Nineteenth-century economists such as David Ricardo or James Steuart, who worried about technological unemployment, could scarcely have imagined that technology created more jobs than it displaced.

For example, Jeremy Rifkin (1995) described the spread of technology as “a deadly epidemic inexorably working its way through the marketplace, the strange, seemingly inexplicable new economic disease spreads, destroying lives and destabilising whole communities.” He cited a union leader who predicted that within thirty years, as little as 2% of the world’s current labour force would be needed to produce all necessary goods. That prediction has not come to pass (yet).

It would make enormous sense to stay optimistic that at least the next several decades will not be characterised by widespread mass unemployment. While truly human-level or better artificial intelligence may indeed be such a game changer that history provides little guidance, this seems to be quite far off at present.

Wage Effects
If labour markets evolve towards more intellectually demanding roles, wages should theoretically rise in tandem. When job descriptions change and workers contribute more value, compensation should follow.  

Moreover, workers’ pay would be increasingly shaped by opaque algorithms and artificial intelligence systems, shifting compensation decisions away from human managers, clear legal standards, and collective bargaining.
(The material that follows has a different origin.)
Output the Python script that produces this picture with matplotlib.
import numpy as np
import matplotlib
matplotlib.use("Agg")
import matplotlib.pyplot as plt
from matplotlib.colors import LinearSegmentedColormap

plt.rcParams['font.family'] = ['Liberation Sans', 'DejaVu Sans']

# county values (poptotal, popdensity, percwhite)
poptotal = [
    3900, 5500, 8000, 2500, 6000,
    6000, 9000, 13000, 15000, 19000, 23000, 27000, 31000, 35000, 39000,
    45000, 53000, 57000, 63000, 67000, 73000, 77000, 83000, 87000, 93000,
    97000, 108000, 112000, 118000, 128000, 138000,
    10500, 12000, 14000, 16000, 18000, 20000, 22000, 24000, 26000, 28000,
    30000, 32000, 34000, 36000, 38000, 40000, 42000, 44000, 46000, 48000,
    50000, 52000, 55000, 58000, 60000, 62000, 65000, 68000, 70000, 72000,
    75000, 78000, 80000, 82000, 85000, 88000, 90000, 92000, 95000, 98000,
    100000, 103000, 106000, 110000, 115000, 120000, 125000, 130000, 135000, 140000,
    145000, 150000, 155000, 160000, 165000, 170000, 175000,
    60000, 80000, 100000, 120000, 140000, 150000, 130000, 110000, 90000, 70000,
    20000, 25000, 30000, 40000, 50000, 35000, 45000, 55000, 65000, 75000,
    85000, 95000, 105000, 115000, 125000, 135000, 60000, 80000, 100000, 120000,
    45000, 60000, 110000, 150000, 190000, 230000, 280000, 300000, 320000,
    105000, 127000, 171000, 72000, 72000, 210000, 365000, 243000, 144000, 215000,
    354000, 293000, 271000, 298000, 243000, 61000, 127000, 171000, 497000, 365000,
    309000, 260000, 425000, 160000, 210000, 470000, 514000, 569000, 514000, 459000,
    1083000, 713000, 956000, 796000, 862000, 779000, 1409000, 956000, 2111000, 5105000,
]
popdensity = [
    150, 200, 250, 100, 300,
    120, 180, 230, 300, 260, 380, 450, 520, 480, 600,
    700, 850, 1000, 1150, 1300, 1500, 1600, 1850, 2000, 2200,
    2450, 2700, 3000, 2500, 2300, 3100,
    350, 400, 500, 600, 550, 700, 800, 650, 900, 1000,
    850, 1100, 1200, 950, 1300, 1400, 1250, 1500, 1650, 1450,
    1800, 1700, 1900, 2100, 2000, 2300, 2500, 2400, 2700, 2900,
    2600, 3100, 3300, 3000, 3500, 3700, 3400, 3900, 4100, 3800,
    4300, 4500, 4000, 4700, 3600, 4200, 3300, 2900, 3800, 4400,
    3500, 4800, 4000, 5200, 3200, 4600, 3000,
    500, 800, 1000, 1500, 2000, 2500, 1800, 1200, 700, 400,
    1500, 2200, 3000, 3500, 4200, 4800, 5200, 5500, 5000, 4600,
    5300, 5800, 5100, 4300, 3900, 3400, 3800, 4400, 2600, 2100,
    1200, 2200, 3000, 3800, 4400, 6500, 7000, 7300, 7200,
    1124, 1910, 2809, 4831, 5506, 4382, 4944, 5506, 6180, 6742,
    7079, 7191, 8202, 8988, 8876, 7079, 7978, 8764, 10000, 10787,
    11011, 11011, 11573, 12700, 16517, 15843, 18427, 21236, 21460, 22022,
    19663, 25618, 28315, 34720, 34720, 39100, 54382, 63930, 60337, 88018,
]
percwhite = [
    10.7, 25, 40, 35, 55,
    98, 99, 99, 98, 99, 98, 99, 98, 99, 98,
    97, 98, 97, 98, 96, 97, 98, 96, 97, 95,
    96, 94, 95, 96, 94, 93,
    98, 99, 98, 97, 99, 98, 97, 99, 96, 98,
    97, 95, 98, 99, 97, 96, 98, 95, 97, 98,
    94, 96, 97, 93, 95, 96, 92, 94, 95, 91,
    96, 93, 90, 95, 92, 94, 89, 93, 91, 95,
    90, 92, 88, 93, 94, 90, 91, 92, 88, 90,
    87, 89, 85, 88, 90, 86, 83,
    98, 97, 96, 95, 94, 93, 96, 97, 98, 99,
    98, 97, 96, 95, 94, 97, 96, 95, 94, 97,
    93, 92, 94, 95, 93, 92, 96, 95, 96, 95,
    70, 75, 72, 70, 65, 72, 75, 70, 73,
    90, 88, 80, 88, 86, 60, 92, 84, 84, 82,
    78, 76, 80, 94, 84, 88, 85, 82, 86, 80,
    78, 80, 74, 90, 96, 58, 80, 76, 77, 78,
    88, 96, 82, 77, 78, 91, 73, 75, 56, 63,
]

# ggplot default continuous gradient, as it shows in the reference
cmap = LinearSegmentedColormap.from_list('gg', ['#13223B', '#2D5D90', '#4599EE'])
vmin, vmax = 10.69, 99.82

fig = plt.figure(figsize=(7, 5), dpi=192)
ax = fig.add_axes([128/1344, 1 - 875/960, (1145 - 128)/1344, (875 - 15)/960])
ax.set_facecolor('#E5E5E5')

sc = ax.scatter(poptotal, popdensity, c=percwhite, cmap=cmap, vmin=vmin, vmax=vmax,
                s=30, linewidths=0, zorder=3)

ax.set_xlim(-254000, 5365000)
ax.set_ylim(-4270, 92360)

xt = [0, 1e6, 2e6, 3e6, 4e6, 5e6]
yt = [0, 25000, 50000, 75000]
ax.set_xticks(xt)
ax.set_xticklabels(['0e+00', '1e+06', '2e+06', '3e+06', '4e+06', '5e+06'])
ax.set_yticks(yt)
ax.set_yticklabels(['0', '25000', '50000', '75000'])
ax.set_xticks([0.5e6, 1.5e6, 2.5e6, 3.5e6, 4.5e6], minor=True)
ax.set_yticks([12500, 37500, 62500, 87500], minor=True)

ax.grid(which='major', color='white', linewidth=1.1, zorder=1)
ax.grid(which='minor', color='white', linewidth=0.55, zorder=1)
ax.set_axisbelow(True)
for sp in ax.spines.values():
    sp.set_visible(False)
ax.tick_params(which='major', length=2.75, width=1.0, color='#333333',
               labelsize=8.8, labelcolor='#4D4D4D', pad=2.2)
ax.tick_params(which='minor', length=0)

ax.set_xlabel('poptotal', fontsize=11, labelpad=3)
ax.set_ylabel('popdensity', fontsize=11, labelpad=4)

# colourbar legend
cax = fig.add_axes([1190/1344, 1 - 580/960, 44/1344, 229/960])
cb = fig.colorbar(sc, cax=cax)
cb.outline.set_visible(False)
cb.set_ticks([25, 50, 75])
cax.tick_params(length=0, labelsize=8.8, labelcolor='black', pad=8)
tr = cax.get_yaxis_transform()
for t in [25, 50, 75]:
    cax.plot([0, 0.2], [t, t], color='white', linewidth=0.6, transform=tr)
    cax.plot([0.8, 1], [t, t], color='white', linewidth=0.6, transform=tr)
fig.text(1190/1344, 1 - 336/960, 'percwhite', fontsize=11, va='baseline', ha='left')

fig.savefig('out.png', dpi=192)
This phenomenon—known as algorithmic wage discrimination or surveillance pay—was first documented in app-controlled ride-hail and food-delivery work. It is now spreading to a range of other industries and services.

Unlike traditional wages negotiated through contracts, machine-learning-driven pay can be generated in real-time. That makes income variable, uncertain, and inscrutable to the workers who rely upon it.

The narrative that AI inevitably leads to a predetermined future of universal prosperity is therefore overly simplistic.

Amara’s Law teaches us that we tend to overestimate the impact of technology in the short-term, during the hype phase of development, but substantially underestimate its effect in the long-term as new ideas, products, processes, and business models proliferate.

Similarly, Gartner’s Hype Cycle methodology consistently shows that every technological breakthrough moves from a “Peak of Inflated Expectations” to a “Trough of Disillusionment.” The current frenzy may simply be accelerating that familiar cycle. 

In summary, newer technologies might disrupt faster thanks to integrated supply chains, faster R&D and larger investments. Yet their economic consequences are unlikely to unfold in a neat or linear fashion.

Even as we look ahead, markets may be interpreting the future through the rear-view mirror.